Jewish World Review April 2, 2004 / 12 Nissan, 5764
Despite the violence, democracy is Iraq's destiny
Our prayers today are with the families of American citizens who lost their lives in Iraq under the most gruesome of circumstances. Charred corpses of Americans were dragged through the streets of Fallujah, a former stronghold of dictator Saddam Hussein. In a scene eerily reminiscent of Somali's "Black Hawk Down" saga, subhuman people did the unspeakable to America's fallen.
Now, say what you will about America, but if Osama bin Laden were found tomorrow in the middle of Times Square, I believe even enraged New Yorkers would protect him from mob violence.

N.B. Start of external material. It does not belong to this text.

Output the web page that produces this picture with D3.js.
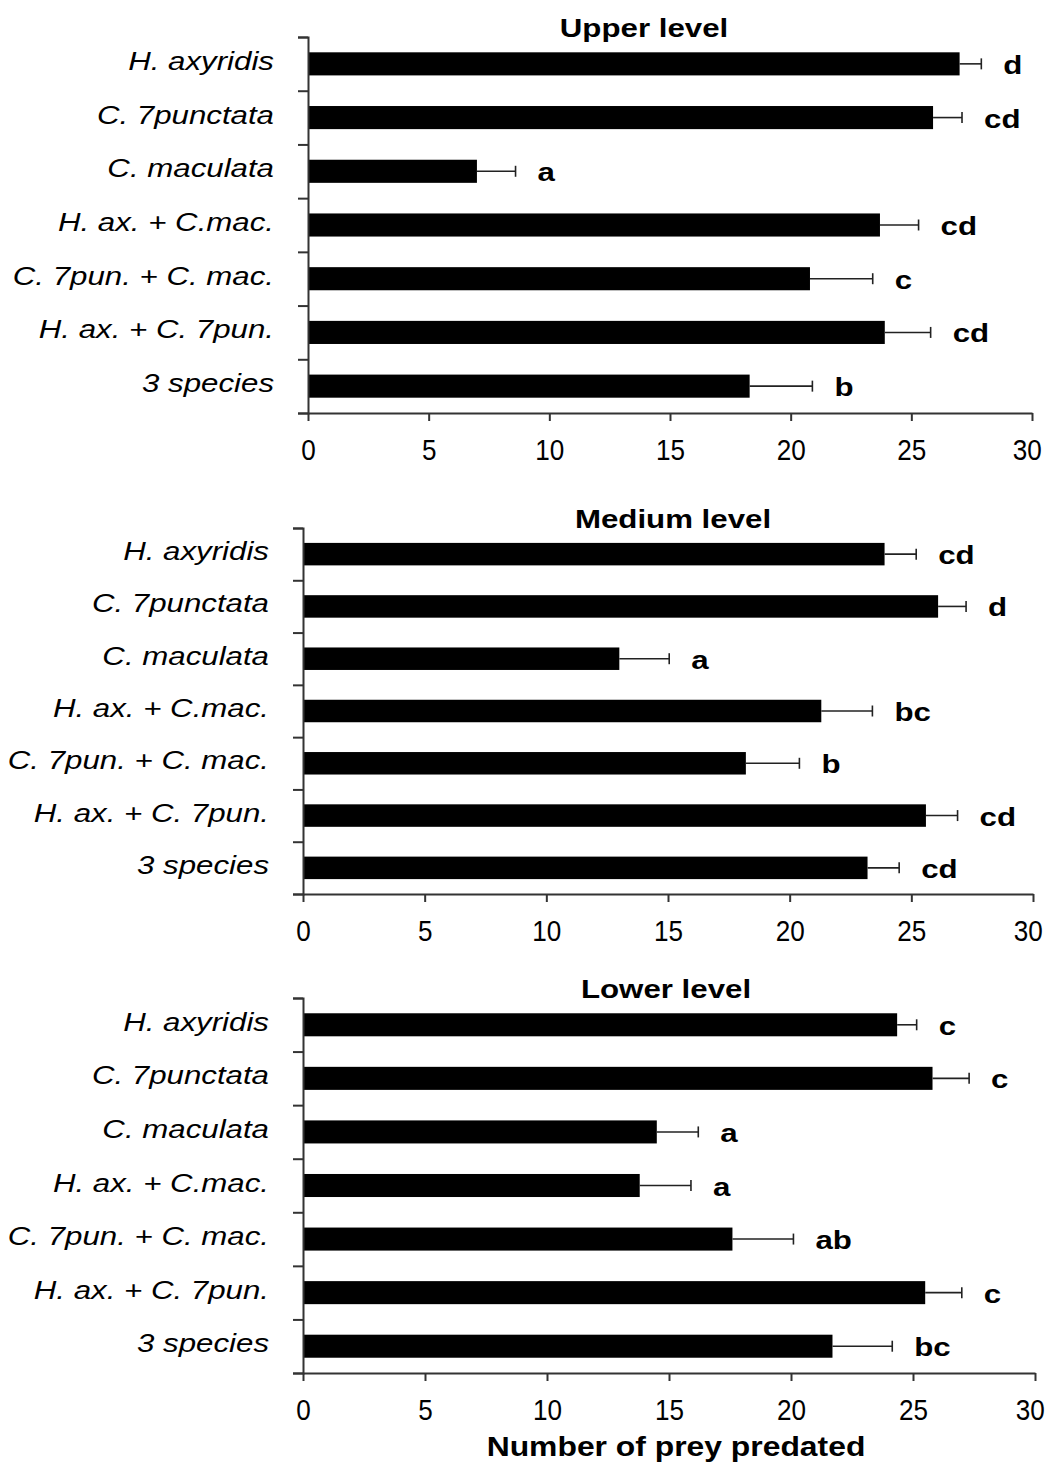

Maybe that's the difference between Americans and these Fallujah thugs. And maybe that explains why we're the most powerful country in the world and they are still scratching out a meager existence.
But the Americans soldiers who are serving to make Iraq democratic they tell me that the thugs we see on TV spreading mayhem and violence are outnumbered. They're as outnumbered as murderous gang members who kill children and mothers in drive-by shootings here in America.
Saddam's former Stalinist goons may have had their day today, but the people of Iraq will own this century. Freedom will reign, I believe, because of American G.I.'s and coalition partners. Fallujah is not the graveyard of Americans. A democratic Iraq is the graveyard of Islamic terrorists and of Arab totalitarianism.
Iraq is not Somalia, and we are not going anywhere until Iraq is free. And mark my words, democracy, and not death is in Iraq's destiny. May G-d bless our fallen leaders and G-d bless the people of Iraq.